The heart must belong to Ozymandias; so the passage means, "the sculptor well understood the passions that fed Ozymandias's heart, and that the sculptor mocked, and that survive both the sculptor and Ozymandias." But this is too convoluted to be impressive.

That's because you could do a better job of parsing it. "The hand that mocked [those passions], and the heart that fed [them]" are direct objects of "tell" [meaning reveal]. The passage is better summarized: the " . . . frown, and wrinkled lip, and sneer . . . tell [relate] that its sculptor well those passions read which yet survive, [and tell (reveal)] the hand that mocked [those passions] and the heart that fed [them]. Zeugma. Great word.

Isn't puzzling out syntactically challenging passages the meat and potatoes of the poetry critic?
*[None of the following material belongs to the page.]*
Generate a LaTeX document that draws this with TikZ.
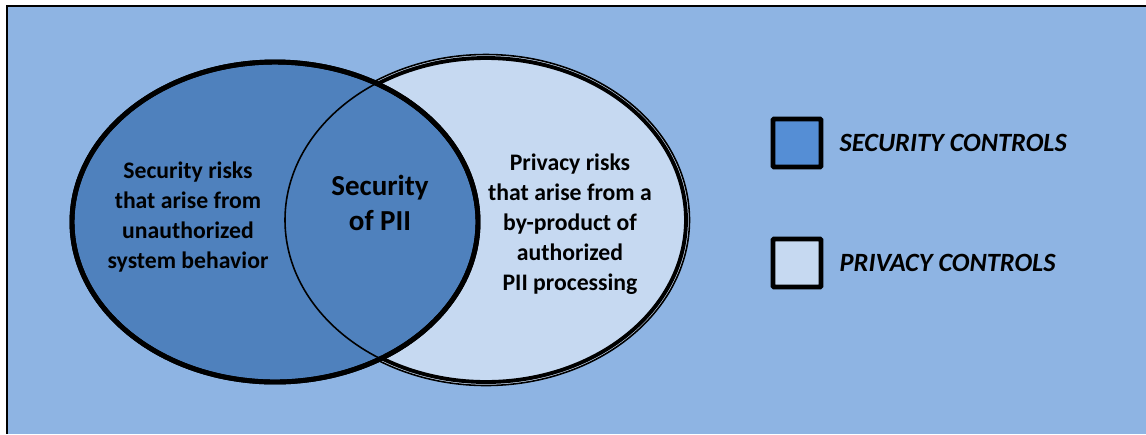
\documentclass[tikz,border=0pt]{standalone}
\usepackage{fontspec}
\setmainfont{Carlito}
\usetikzlibrary{positioning}

\definecolor{bgblue}{HTML}{8EB4E3}
\definecolor{secfill}{HTML}{4F81BD}
\definecolor{privfill}{HTML}{C6D9F1}
\definecolor{legsec}{HTML}{558ED5}

\tikzset{
	riskset/.style={line width=2.8pt},
	legbox/.style={draw, line width=2.8pt, rounded corners=0.6pt, minimum size=0.96cm, inner sep=0pt},
	risktext/.style={align=center, font=\fontsize{13.5}{17}\selectfont\bfseries},
	legtext/.style={anchor=west, font=\fontsize{15}{18}\selectfont\bfseries\itshape}
}

\begin{document}
\begin{tikzpicture}[x=0.02cm, y=-0.02cm]
				            \useasboundingbox (0,0) rectangle (1146,434);
				            \fill[bgblue] (7,6) rectangle (1146,434);
				            \draw[line width=1.2pt] (1146,6) -- (7,6) -- (7,434);

				            % the two sets
				            \draw[privfill, line width=2.8pt] (486,220) ellipse [x radius=201, y radius=163];
				            \filldraw[fill=privfill, draw=black, line width=2.2pt] (486,220) ellipse [x radius=200, y radius=162];
				            \draw[line width=0.9pt] (486,220) ellipse [x radius=203.5, y radius=165.5];
				            \filldraw[fill=secfill, draw=black, riskset] (275,222) ellipse [x radius=203, y radius=160];
				            \begin{scope}
				            	\clip (275,222) ellipse [x radius=203, y radius=160];
				            	\draw[line width=0.9pt] (486,220) ellipse [x radius=201, y radius=163];
				            \end{scope}
				            \draw[riskset] (275,222) ellipse [x radius=203, y radius=160];

				            \node[risktext] (secrisk) at (188,217) {Security risks\\that arise from\\unauthorized\\system behavior};
				            \node[risktext, font=\fontsize{16.5}{19.5}\selectfont\bfseries] (pii) at (380,203) {Security\\of PII};
				            \node[risktext] (privrisk) at (570,224) {Privacy risks\\that arise from a\\by-product of\\authorized\\PII processing};

				            % legend
				            \foreach \n/\c/\y/\t in {sec/legsec/143/SECURITY CONTROLS, priv/privfill/263/PRIVACY CONTROLS} {
						            \node[legbox, fill=\c] (\n box) at (797,\y) {};
						            \node[legtext, right=0.2cm of \n box] (\n lab) {\t};
					            }

			            \end{tikzpicture}
\end{document}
Do you also fall apart in front of:
What youthful mother, a shape upon her lap
Honey of generation had betrayed,
And that must sleep, shriek, struggle to escape
As recollection or the drug decide,
Would think her Son, did she but see that shape
With sixty or more winters on its head,
A compensation for the pang of his birth,
Or the uncertainty of his setting forth?


But its theme is banal, and banally expressed.
Well, the whole point of my making a post on "Ozymandias" at all was that to me it's neither banal nor banally expressed. I get the full Houseman effect when I read it. If you don't, it's very much your loss.